Consegue o Museu da Misericórdia do Porto retratar essa singularidade das Misericórdias nacionais? Não na totalidade mas, muito provavelmente – quando comparado com os outros museus de Misericórdias – é aquele que mais se aproxima dessa complexa narrativa multifuncional e multisecular. Começando pelas tábuas do Fons Vitae que “expressa” a estreita ligação entre Dom Manuel e as Misericórdias, destacando o papel dos benfeitores ou beneméritos – os jogos sociais são relativamente recentes na longa vidas das Santas Casas ou Casas Pias (como começam a ser também adjetivadas a partir do século XVIII) – que eram quem, de certa maneira, sustentavam estas instituições em troca dos legados pios: uma vez mais na linha da devotio moderna, na humanização de Cristo. Seguem-se-lhes alguns dos elementos fundamentais para a orgânica das Misericórdias com a musealização da Sala do Despacho e da Administração, mas falta-lhe retratar as farmácias e os hospitais (até ao 25 de Abril de 1974 praticamente todos os hospitais e farmácias pertenciam às Misericórdias locais), falta-lhe também retratar as casas da roda – onde, segundo texto publicado em 2014 por Joana Paulino infelizmente “a mortalidade grassava” – e os recolhimentos femininos.

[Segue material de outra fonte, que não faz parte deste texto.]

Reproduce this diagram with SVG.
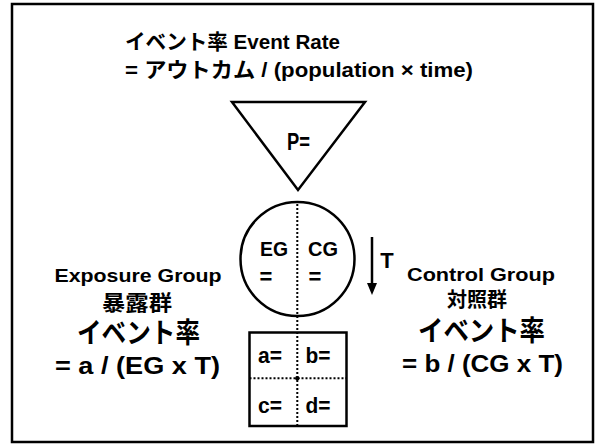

Com tudo isto, poderíamos perguntar-nos existe ainda espaço e vontade para um museu que conte a história singular das Misericórdias portuguesas? Não é de todo uma ideia nova, chegou a ser proposta no seio da mais antiga Misericórdia do país – a de Lisboa –, em 1981, pela então conservadora do Museu de São Roque – a falecida professora Maria João Madeira Rodrigues – que teve a audácia de propor a criação de mais dois novos museus que estariam sob a alçada da Misericórdia de Lisboa: o Museu das Misericórdias e o Museu Santa Casa da Misericórdia de Lisboa. A ideia, pioneira e pertinente, não avançou; estávamos nos inícios dos anos 80 e os museus não eram (e, de certa forma, continuam a não o ser) ainda encarados como espaços de coesão social. No entanto, seria possível avançar com tais projetos, na atualidade, tendo em conta o flagelo material que a referida Casa Santa sofreu após o terramoto de 1755, no qual perdeu objetos, alfaias e todo o seu arquivo? Seria uma tarefa hercúlea, sem dúvida, porém, não podemos negar o papel que a Misericórdia “lançada” por Dona Leonor, na maior cidade do reino, teve na génese de um património de influência lusa: uma herança viva ainda presente na generalidade dos países de língua e expressão portuguesa; uma herança histórica materializada em antigos edifícios e igrejas espalhados pelos continentes americano, asiático e africano; uma herança cultural que leva a que comunidades portuguesas, por iniciativa própria, criem Misericórdias em países sem essa tradição como a França ou o Luxemburgo.

Os museus das Misericórdias têm dificuldade em lidar museograficamente com o seu passado, mas também lhes custa representar o presente, as atividades diárias de ação social que dão precisamente vida às Misericórdias. Nesse sentido, e apesar do museu da Misericórdia do Porto “aparecer” como um bom “exemplo” de museu das Misericórdias, parece-me que a distinção deveria ser partilhada com outro museu que, apesar de não ter as mesmas características, nem ter “misericórdia” no nome, pertence a uma Misericórdia: trata-se do Museu do Traje de São Brás de Alportel. De facto, a coleção e a exposição deste museu pouco têm a ver com a história da Misericórdia, mas a sua ação, a sua relação com a comunidade, através de iniciativas com os mais idosos – preservando a memória –, a integração das comunidades emigrantes – através das danças dos seus países – e trazendo os reformados residentes do norte da Europa para o museu – envolvendo-os através da fotografia com a região – inscrevem-se plenamente na ação contemporânea das Misericórdias. Deste modo, um modelo dual, capaz de juntar a narrativa do tempo longo (incluindo a evolução das suas múltiplas funções e ações) com as comunidades para quem trabalha, parece ser o mais indicado e o mais fluido para os museus das Misericórdias; como indica Maria Antónia Lopes, numa perspetiva de futuro: “os espaços expositivos das misericórdias podem ser poderosos veículos de conhecimento e de autoconhecimento, tanto ao nível das instituições como das comunidades”.